» **Short problem**: Pull out the lines from the line containing "Convert this chart to Chart.js code." through the line containing "ctx.fillText(TITLE, (a.left +", both lines included, and copy them exactly.
++++ Exercise materials
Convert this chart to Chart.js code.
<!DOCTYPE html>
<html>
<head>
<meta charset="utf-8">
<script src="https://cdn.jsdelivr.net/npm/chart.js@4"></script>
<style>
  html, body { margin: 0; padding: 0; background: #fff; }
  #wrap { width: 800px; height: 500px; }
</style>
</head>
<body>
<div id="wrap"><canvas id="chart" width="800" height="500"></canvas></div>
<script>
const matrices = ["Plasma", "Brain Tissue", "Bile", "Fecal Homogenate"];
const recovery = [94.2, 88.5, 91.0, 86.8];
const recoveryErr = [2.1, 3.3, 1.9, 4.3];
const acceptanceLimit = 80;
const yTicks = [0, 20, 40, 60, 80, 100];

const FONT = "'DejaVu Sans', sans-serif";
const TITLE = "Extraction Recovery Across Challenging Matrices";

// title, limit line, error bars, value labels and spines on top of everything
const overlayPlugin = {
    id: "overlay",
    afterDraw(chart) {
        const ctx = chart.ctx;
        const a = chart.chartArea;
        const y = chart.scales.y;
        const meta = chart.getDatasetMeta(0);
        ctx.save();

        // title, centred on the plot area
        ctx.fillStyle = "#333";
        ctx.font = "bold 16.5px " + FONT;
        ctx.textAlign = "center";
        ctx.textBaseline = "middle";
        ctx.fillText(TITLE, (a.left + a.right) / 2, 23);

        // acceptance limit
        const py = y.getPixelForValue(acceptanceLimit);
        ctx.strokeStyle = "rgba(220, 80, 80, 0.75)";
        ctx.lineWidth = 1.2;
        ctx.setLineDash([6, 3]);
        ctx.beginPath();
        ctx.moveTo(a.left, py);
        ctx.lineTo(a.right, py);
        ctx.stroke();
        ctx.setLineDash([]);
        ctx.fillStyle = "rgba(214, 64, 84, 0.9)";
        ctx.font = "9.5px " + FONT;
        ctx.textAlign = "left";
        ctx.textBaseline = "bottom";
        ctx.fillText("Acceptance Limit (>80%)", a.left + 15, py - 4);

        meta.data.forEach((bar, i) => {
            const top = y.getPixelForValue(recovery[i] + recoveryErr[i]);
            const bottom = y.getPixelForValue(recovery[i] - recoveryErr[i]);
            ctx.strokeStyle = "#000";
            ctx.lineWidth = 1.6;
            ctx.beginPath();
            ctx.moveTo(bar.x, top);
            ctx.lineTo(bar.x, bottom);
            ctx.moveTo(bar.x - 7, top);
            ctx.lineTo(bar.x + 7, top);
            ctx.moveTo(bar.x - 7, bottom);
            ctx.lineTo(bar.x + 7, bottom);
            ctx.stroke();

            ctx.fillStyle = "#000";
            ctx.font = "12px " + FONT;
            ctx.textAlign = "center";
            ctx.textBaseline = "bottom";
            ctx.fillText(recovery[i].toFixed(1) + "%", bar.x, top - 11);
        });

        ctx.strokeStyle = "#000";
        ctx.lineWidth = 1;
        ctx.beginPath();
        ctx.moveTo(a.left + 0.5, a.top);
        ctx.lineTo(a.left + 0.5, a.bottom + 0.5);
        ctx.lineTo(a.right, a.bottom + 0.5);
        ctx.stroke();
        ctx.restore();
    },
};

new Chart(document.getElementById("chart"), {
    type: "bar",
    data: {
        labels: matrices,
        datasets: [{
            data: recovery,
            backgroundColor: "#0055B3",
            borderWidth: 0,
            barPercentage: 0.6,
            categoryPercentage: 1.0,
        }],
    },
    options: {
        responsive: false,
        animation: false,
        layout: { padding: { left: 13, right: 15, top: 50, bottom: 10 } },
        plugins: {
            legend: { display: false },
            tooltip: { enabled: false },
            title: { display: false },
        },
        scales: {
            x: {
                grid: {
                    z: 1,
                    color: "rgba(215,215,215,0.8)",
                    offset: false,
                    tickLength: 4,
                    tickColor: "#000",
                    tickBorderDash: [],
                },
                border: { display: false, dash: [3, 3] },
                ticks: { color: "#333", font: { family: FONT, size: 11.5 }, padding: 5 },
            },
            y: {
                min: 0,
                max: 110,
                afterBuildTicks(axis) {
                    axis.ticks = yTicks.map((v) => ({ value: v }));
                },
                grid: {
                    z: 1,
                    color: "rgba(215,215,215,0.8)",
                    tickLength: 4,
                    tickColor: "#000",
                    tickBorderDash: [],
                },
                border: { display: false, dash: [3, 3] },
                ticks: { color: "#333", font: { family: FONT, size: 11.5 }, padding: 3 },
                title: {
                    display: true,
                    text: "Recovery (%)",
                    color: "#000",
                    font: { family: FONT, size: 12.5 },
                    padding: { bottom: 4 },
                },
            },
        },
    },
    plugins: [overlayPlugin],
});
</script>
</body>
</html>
++++++++
++++ Exercise materials
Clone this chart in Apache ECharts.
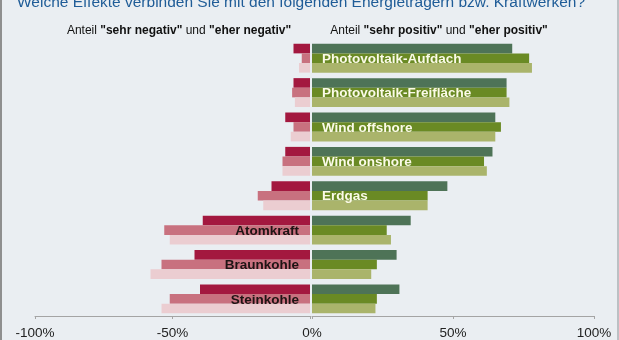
++++++++
» **The solution**:
Convert this chart to Chart.js code.
<!DOCTYPE html>
<html>
<head>
<meta charset="utf-8">
<script src="https://cdn.jsdelivr.net/npm/chart.js@4"></script>
<style>
  html, body { margin: 0; padding: 0; background: #fff; }
  #wrap { width: 800px; height: 500px; }
</style>
</head>
<body>
<div id="wrap"><canvas id="chart" width="800" height="500"></canvas></div>
<script>
const matrices = ["Plasma", "Brain Tissue", "Bile", "Fecal Homogenate"];
const recovery = [94.2, 88.5, 91.0, 86.8];
const recoveryErr = [2.1, 3.3, 1.9, 4.3];
const acceptanceLimit = 80;
const yTicks = [0, 20, 40, 60, 80, 100];

const FONT = "'DejaVu Sans', sans-serif";
const TITLE = "Extraction Recovery Across Challenging Matrices";

// title, limit line, error bars, value labels and spines on top of everything
const overlayPlugin = {
    id: "overlay",
    afterDraw(chart) {
        const ctx = chart.ctx;
        const a = chart.chartArea;
        const y = chart.scales.y;
        const meta = chart.getDatasetMeta(0);
        ctx.save();

        // title, centred on the plot area
        ctx.fillStyle = "#333";
        ctx.font = "bold 16.5px " + FONT;
        ctx.textAlign = "center";
        ctx.textBaseline = "middle";
        ctx.fillText(TITLE, (a.left + a.right) / 2, 23);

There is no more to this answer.